▶ **YOUR OBJECTIVE**: Retype the run of lines that opens with the line containing "Rebuild this chart" and closes with the line containing "const xTicks = ['0', '0.002', '0.004', '0.006', '0.008'];", exactly and inclusively, but skip the pictures.

====

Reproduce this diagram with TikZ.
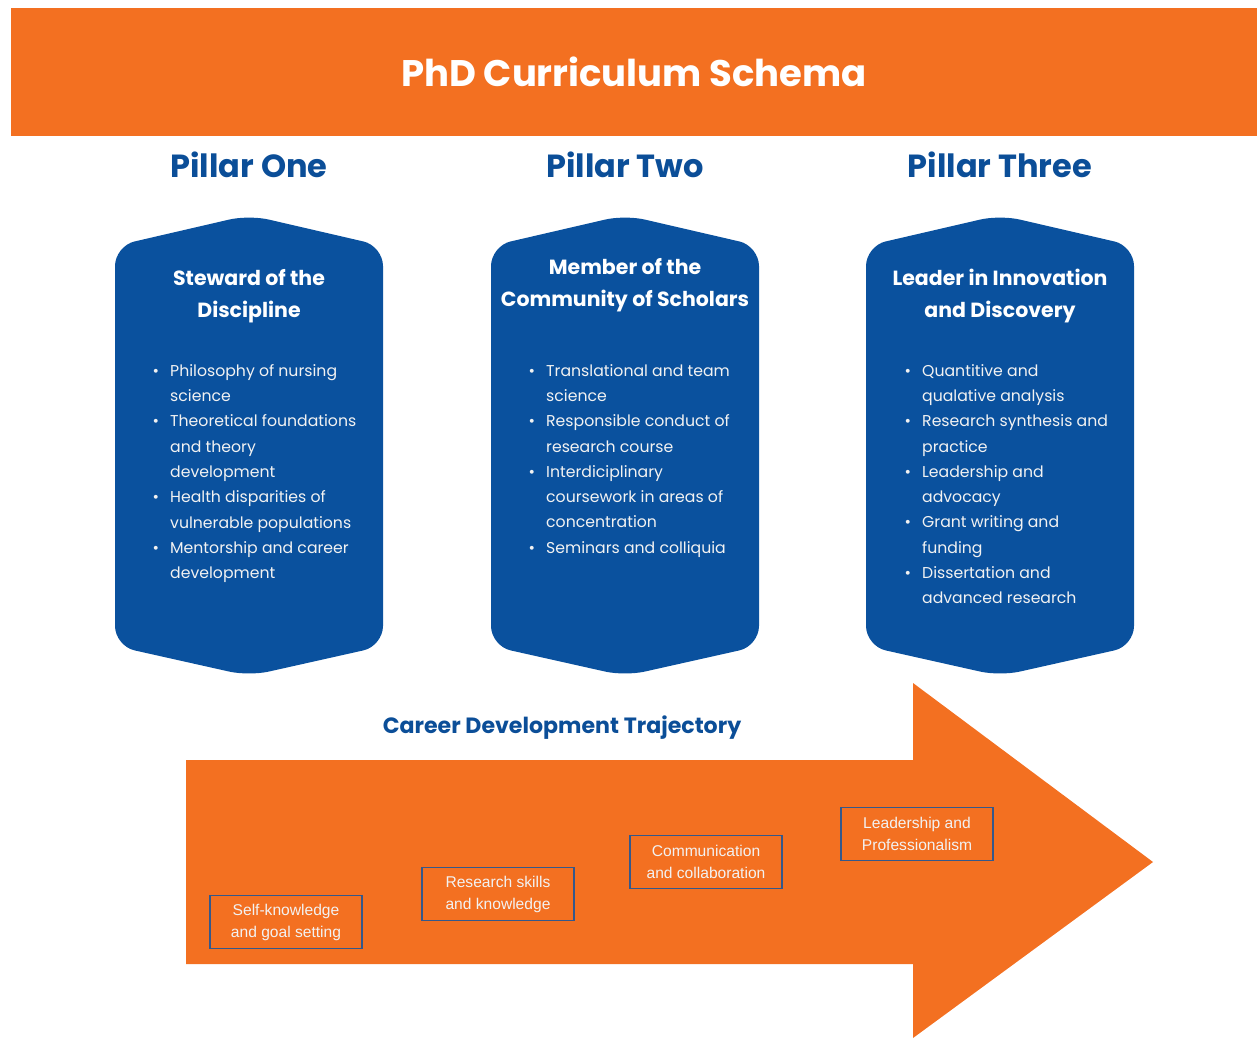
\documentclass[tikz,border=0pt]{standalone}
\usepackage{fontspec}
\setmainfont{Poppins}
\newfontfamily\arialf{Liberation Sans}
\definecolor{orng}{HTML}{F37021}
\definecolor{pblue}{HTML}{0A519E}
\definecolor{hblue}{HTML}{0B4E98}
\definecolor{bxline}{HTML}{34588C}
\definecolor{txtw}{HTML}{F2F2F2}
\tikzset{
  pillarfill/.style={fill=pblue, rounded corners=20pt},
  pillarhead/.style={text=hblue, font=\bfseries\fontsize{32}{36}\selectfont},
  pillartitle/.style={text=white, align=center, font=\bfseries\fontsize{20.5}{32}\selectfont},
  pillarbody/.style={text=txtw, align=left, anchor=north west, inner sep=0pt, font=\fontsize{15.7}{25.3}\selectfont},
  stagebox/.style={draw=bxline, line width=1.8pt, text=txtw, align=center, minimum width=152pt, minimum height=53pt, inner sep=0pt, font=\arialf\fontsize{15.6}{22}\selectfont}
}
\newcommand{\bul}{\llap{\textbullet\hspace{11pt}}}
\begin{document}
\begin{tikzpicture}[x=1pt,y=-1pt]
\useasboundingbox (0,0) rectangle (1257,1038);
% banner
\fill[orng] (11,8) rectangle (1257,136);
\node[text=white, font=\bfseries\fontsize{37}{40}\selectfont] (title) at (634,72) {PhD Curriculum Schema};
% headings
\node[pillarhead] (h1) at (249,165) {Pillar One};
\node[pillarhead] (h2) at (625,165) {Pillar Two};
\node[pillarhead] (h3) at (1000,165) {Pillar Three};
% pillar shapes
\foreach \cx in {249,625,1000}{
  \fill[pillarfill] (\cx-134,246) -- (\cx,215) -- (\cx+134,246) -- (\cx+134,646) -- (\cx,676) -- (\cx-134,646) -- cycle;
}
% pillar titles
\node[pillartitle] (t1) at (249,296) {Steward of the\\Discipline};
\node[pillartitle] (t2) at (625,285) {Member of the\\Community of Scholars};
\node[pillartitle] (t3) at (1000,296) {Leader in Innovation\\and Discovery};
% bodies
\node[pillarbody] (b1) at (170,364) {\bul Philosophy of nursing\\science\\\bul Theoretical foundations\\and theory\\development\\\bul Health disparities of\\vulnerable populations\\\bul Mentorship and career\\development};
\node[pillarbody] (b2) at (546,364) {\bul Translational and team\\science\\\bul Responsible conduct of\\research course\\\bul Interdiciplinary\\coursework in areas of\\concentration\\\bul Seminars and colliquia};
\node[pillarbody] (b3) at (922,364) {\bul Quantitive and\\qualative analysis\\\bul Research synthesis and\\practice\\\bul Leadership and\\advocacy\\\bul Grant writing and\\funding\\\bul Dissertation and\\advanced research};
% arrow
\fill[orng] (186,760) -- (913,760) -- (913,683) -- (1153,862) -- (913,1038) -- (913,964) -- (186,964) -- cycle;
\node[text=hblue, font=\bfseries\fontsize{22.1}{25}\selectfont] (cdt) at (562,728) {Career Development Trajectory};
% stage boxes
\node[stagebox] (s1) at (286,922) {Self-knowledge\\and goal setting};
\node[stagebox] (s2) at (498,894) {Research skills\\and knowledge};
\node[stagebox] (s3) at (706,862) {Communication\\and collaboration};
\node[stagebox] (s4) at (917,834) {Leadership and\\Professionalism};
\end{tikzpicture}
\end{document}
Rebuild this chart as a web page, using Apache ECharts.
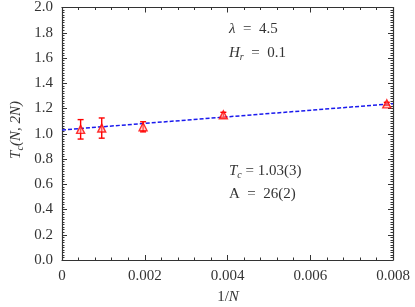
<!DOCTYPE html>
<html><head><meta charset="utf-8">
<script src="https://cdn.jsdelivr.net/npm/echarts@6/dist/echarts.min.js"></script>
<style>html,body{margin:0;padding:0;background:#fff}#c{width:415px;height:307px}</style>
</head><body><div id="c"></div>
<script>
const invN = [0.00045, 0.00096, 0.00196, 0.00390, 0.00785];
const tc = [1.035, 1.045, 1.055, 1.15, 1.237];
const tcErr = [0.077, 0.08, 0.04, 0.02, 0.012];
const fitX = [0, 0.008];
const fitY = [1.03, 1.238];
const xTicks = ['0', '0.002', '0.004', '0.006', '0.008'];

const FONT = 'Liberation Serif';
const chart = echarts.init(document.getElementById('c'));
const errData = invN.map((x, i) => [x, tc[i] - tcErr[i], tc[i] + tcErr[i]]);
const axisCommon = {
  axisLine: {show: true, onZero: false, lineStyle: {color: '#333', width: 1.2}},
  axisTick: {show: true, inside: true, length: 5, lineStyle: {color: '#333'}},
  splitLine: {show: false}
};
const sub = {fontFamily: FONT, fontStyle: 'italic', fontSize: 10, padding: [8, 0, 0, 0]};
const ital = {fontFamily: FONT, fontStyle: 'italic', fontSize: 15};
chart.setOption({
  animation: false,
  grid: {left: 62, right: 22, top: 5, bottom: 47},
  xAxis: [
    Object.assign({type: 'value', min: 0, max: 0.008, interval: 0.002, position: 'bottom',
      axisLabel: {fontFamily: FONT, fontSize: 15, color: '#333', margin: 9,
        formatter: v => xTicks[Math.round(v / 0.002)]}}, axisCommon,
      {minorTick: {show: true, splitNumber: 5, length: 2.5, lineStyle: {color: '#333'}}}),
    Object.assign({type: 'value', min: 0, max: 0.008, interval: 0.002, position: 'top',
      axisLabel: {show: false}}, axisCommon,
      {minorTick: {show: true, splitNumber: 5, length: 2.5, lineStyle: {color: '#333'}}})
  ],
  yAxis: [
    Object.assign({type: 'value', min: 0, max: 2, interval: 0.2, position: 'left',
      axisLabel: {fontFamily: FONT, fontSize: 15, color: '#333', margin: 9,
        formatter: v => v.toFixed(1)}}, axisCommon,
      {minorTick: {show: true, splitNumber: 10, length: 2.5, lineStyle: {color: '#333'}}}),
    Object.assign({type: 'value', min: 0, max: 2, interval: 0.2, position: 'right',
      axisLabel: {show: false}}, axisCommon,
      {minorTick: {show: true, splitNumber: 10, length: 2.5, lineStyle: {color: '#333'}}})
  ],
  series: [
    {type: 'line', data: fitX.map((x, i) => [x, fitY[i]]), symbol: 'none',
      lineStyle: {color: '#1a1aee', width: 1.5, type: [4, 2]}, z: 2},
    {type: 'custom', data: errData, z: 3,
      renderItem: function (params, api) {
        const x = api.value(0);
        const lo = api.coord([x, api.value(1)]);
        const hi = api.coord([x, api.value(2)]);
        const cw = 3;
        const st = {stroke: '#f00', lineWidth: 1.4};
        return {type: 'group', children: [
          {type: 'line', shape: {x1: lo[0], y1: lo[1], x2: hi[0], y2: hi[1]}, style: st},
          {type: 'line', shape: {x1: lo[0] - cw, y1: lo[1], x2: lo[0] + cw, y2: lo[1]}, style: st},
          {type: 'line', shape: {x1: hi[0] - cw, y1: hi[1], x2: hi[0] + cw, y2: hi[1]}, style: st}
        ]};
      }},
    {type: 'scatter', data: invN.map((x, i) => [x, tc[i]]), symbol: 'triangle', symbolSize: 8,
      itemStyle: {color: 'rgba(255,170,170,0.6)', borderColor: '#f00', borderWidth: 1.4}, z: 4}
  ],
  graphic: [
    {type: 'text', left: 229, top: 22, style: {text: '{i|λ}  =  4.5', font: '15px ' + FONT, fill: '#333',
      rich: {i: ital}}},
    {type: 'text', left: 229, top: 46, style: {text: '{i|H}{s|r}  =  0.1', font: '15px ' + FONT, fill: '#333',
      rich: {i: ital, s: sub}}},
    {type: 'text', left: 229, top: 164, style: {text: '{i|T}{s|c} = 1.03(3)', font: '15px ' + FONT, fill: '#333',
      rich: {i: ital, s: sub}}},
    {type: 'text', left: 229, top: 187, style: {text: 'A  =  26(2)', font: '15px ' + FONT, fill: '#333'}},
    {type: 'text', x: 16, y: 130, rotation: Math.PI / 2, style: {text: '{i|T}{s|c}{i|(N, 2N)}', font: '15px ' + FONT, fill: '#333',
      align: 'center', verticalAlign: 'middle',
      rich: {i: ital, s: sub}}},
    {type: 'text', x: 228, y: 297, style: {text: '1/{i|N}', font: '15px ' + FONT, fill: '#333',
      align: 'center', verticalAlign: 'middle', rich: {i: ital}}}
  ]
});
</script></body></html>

====

▶ **SOLUTION FOR THIS TASK**:
Rebuild this chart as a web page, using Apache ECharts.
<!DOCTYPE html>
<html><head><meta charset="utf-8">
<script src="https://cdn.jsdelivr.net/npm/echarts@6/dist/echarts.min.js"></script>
<style>html,body{margin:0;padding:0;background:#fff}#c{width:415px;height:307px}</style>
</head><body><div id="c"></div>
<script>
const invN = [0.00045, 0.00096, 0.00196, 0.00390, 0.00785];
const tc = [1.035, 1.045, 1.055, 1.15, 1.237];
const tcErr = [0.077, 0.08, 0.04, 0.02, 0.012];
const fitX = [0, 0.008];
const fitY = [1.03, 1.238];
const xTicks = ['0', '0.002', '0.004', '0.006', '0.008'];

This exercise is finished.